Guncangan merusak yang dihasilkan oleh gempabumi tersebut dilaporkan
mencapai skala intensitas VI-VIII MMI di wilayah Kabupaten Mamuju, Kabupaten
Majene, Kabupaten Mamasa, dan Kabupaten Polewali Mandar. Adapun guncangan
dengan intensitas lebih kecil terasa hingga Kabupaten Wajo, Provinsi Sulawesi
Selatan. Pemodelan peta guncangan menggunakan MAIPARK Catastrophe
Modelling menghasilkan pola distribusi intensitas guncangan yang konsisten
dengan informasi tersebut.
Berdasarkan informasi BNPB hingga tanggal 16 Januari 2021, sejumlah bangunan
vital seperti Kantor Gubernur Sulawesi Barat, Hotel Maleo, dan Mall Maleo Town
yang berada di wilayah Kabupaten Mamuju dikabarkan mengalami rusak berat.
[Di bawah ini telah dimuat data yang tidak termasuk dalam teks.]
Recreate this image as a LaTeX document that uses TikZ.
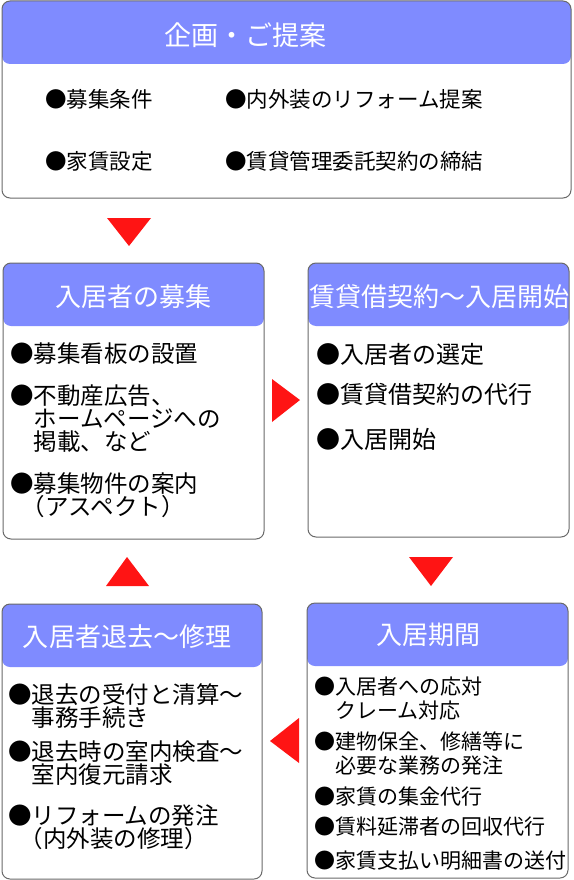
\documentclass[tikz,border=0pt]{standalone}
\usepackage{fontspec}
\setmainfont{Noto Sans CJK JP}
\usepackage{tikz}

\definecolor{headblue}{RGB}{127,139,255}
\definecolor{markred}{RGB}{255,20,20}
\definecolor{edgegray}{RGB}{105,105,105}

\tikzset{
  panel/.style={draw=edgegray, line width=1pt, rounded corners=8pt, inner sep=0pt,
    path picture={\fill[headblue] (path picture bounding box.north west)
      rectangle ([yshift=-63pt]path picture bounding box.north east);}},
  headtext/.style={text=white, inner sep=0pt, font=\fontsize{26}{26}\selectfont},
  item/.style={anchor=north west, inner sep=0pt, align=left},
  itemtop/.style={item, font=\fontsize{21.5}{22}\selectfont},
  itembig/.style={item, font=\fontsize{23.5}{23}\selectfont},
  itemsmall/.style={item, font=\fontsize{21}{24}\selectfont},
}
\newcommand{\ind}{\phantom{●}}

\begin{document}
\begin{tikzpicture}[x=1pt, y=-1pt]
        \useasboundingbox (0,0) rectangle (573,880);

        \node[panel, minimum width=569pt, minimum height=197pt] (plan)     at (286.5,99.5) {};   %top
        \node[panel, minimum width=261pt, minimum height=276pt] (recruit)  at (133.5,401)  {};   %step 1
        \node[panel, minimum width=261pt, minimum height=274pt] (contract) at (438.5,400)  {};   %step 2
        \node[panel, minimum width=261pt, minimum height=275pt] (tenancy)  at (437.5,740.5) {};  %step 3
        \node[panel, minimum width=260pt, minimum height=275pt] (moveout)  at (132,741.5)  {};   %step 4

        \node[headtext, font=\fontsize{27}{27}\selectfont] (plan-title) at (245,35) {企画・ご提案};
        \node[headtext] (recruit-title)  at (133,297) {入居者の募集};
        \node[headtext] (contract-title) at (439,297) {賃貸借契約～入居開始};
        \node[headtext] (tenancy-title)  at (428,635) {入居期間};
        \node[headtext] (moveout-title)  at (127,637) {入居者退去～修理};

        \node[itemtop] (plan-a) at (45,89)  {●募集条件};
        \node[itemtop] (plan-b) at (45,151) {●家賃設定};
        \node[itemtop] (plan-c) at (225,89) {●内外装のリフォーム提案};
        \node[itemtop] (plan-d) at (225,151) {●賃貸管理委託契約の締結};

        \node[itembig] (recruit-a) at (10,343) {●募集看板の設置};
        \node[itembig] (recruit-b) at (10,385) {●不動産広告、\\\ind ホームページへの\\\ind 掲載、など};
        \node[itembig] (recruit-c) at (10,473) {●募集物件の案内\\\hspace*{0.5em}（アスペクト）};

        \node[itembig, font=\fontsize{24}{24}\selectfont] (contract-a) at (316,343) {●入居者の選定};
        \node[itembig, font=\fontsize{24}{24}\selectfont] (contract-b) at (316,383) {●賃貸借契約の代行};
        \node[itembig, font=\fontsize{24}{24}\selectfont] (contract-c) at (316,428) {●入居開始};

        \node[itemsmall] (tenancy-a) at (314,677) {●入居者への応対\\\ind クレーム対応};
        \node[itemsmall] (tenancy-b) at (314,732) {●建物保全、修繕等に\\\ind 必要な業務の発注};
        \node[itemsmall] (tenancy-c) at (314,787) {●家賃の集金代行};
        \node[itemsmall] (tenancy-d) at (314,817) {●賃料延滞者の回収代行};
        \node[itemsmall] (tenancy-e) at (314,851) {●家賃支払い明細書の送付};

        \node[itembig] (moveout-a) at (8,683) {●退去の受付と清算～\\\ind 事務手続き};
        \node[itembig] (moveout-b) at (8,741) {●退去時の室内検査～\\\ind 室内復元請求};
        \node[itembig] (moveout-c) at (8,805) {●リフォームの発注\\\hspace*{0.5em}（内外装の修理）};

        \fill[markred] (107,218) -- (151,218) -- (129,246) -- cycle;   %plan -> recruit
        \fill[markred] (272,379) -- (272,422) -- (300,400) -- cycle;   %recruit -> contract
        \fill[markred] (409,557) -- (453,557) -- (431,586) -- cycle;   %contract -> tenancy
        \fill[markred] (299,718) -- (299,763) -- (270,741) -- cycle;   %tenancy -> moveout
        \fill[markred] (106,586) -- (149,586) -- (127,557) -- cycle;   %moveout -> recruit
\end{tikzpicture}
\end{document}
Beberapa lokasi juga dilaporkan mengalami longsor. Selain itu, gempabumi ini
menimbulkan korban jiwa mencapai 56 jiwa dan 637 jiwa mengalami luka-luka.
9
WASPADA Edisi I / 2021
Geologi dan Kegempaan Sulawesi
Indonesia merupakan negara dengan tingkat seismisitas (kegempaan) yang sangat
tinggi karena berada pada wilayah pertemuan empat lempeng besar dunia, yaitu
Lempeng Eurasia, Lempeng Indo-Australia, Lempeng Pasifik, dan Lempeng
Filipina. Pertemuan ini menimbulkan gaya tektonik yang sangat kompleks di
sekitarnya.
Sulawesi berada dekat dengan wilayah kontak Lempeng Eurasia dan Lempeng
Filipina. Sangat alamiah jika Sulawesi sering mengalami gempabumi. Riwayat
gempabumi merusak yang dikumpulkan BMKG menunjukkan banyak kejadian
gempabumi merusak dan tidak sedikit terjadi di darat, diantaranya gempabumi
Mamuju 6 September 1972 dan gempabumi Ulaweng 8 April 1993. Dikaitkan dengan
potensi risiko kegempaan yang ditimbulkan, Sulawesi Barat tergolong zona risiko
tinggi (Zona IV-V) pada Peta Zona Risiko Gempabumi yang ditetapkan oleh OJK.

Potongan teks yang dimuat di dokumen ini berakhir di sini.